→ **Directive**:
Once the pictures are set aside, transcribe the remaining data exactly.

start Provided information

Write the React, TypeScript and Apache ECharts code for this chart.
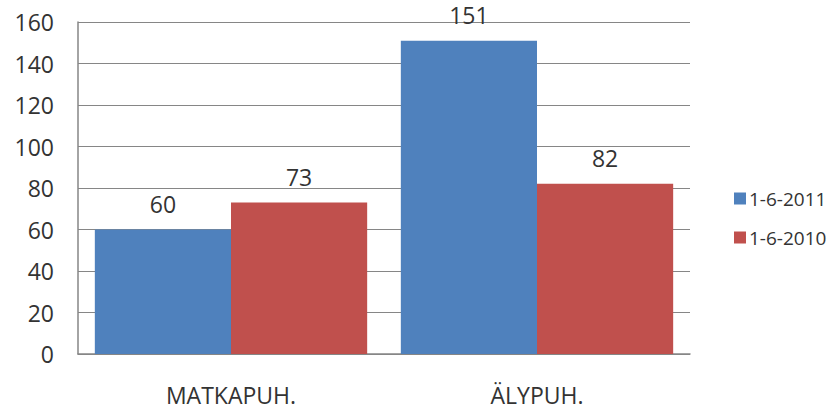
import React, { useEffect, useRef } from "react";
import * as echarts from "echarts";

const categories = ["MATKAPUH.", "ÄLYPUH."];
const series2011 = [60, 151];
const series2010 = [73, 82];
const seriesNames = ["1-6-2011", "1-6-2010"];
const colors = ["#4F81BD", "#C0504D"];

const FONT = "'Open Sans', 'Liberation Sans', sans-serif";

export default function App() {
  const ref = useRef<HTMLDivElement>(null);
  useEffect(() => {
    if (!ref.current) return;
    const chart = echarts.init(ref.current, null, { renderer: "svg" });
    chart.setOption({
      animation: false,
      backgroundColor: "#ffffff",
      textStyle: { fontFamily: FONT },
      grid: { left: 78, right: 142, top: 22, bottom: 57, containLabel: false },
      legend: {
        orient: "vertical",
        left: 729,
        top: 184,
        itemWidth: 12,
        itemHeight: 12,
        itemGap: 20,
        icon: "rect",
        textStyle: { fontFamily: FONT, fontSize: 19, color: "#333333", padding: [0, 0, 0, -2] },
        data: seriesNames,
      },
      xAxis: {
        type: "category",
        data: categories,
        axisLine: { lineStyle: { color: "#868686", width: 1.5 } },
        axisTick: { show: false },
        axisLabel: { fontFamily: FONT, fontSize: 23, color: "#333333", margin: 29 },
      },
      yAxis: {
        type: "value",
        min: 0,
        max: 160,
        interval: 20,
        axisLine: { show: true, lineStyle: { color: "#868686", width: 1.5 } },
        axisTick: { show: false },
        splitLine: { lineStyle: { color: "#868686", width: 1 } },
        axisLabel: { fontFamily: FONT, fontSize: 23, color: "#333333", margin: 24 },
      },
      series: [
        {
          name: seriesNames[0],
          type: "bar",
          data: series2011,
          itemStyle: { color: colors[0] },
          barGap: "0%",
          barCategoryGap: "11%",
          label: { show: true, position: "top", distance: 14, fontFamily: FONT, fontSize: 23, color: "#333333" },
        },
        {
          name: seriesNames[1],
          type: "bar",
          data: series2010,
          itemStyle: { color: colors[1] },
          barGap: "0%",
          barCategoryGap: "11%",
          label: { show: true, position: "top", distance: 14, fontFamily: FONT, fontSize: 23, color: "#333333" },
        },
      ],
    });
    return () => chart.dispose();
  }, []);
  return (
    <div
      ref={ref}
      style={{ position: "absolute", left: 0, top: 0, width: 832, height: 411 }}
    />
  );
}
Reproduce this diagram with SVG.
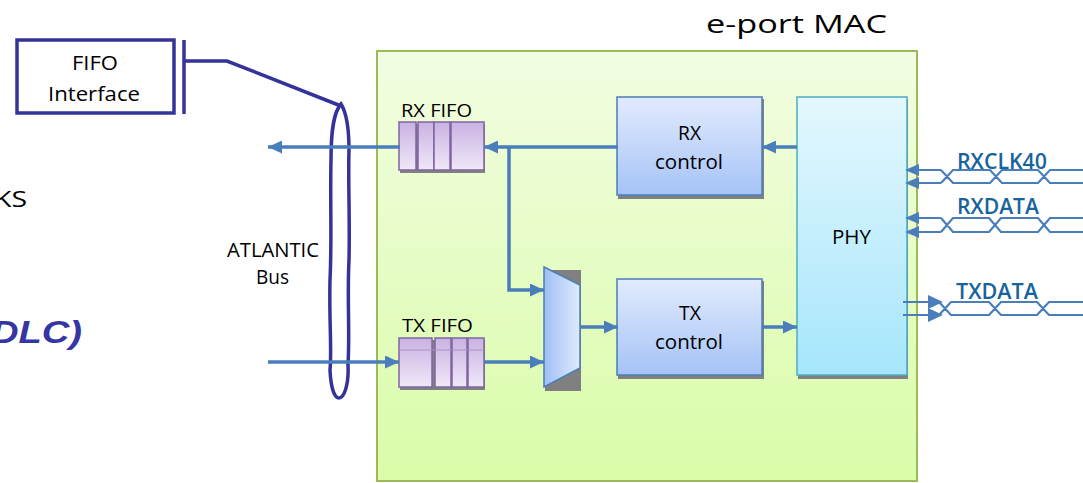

end Provided information

→ **Task answer**:
Write the React, TypeScript and Apache ECharts code for this chart.
import React, { useEffect, useRef } from "react";
import * as echarts from "echarts";

const categories = ["MATKAPUH.", "ÄLYPUH."];
const series2011 = [60, 151];
const series2010 = [73, 82];
const seriesNames = ["1-6-2011", "1-6-2010"];
const colors = ["#4F81BD", "#C0504D"];

const FONT = "'Open Sans', 'Liberation Sans', sans-serif";

export default function App() {
  const ref = useRef<HTMLDivElement>(null);
  useEffect(() => {
    if (!ref.current) return;
    const chart = echarts.init(ref.current, null, { renderer: "svg" });
    chart.setOption({
      animation: false,
      backgroundColor: "#ffffff",
      textStyle: { fontFamily: FONT },
      grid: { left: 78, right: 142, top: 22, bottom: 57, containLabel: false },
      legend: {
        orient: "vertical",
        left: 729,
        top: 184,
        itemWidth: 12,
        itemHeight: 12,
        itemGap: 20,
        icon: "rect",
        textStyle: { fontFamily: FONT, fontSize: 19, color: "#333333", padding: [0, 0, 0, -2] },
        data: seriesNames,
      },
      xAxis: {
        type: "category",
        data: categories,
        axisLine: { lineStyle: { color: "#868686", width: 1.5 } },
        axisTick: { show: false },
        axisLabel: { fontFamily: FONT, fontSize: 23, color: "#333333", margin: 29 },
      },
      yAxis: {
        type: "value",
        min: 0,
        max: 160,
        interval: 20,
        axisLine: { show: true, lineStyle: { color: "#868686", width: 1.5 } },
        axisTick: { show: false },
        splitLine: { lineStyle: { color: "#868686", width: 1 } },
        axisLabel: { fontFamily: FONT, fontSize: 23, color: "#333333", margin: 24 },
      },
      series: [
        {
          name: seriesNames[0],
          type: "bar",
          data: series2011,
          itemStyle: { color: colors[0] },
          barGap: "0%",
          barCategoryGap: "11%",
          label: { show: true, position: "top", distance: 14, fontFamily: FONT, fontSize: 23, color: "#333333" },
        },
        {
          name: seriesNames[1],
          type: "bar",
          data: series2010,
          itemStyle: { color: colors[1] },
          barGap: "0%",
          barCategoryGap: "11%",
          label: { show: true, position: "top", distance: 14, fontFamily: FONT, fontSize: 23, color: "#333333" },
        },
      ],
    });
    return () => chart.dispose();
  }, []);
  return (
    <div
      ref={ref}
      style={{ position: "absolute", left: 0, top: 0, width: 832, height: 411 }}
    />
  );
}
Reproduce this diagram with SVG.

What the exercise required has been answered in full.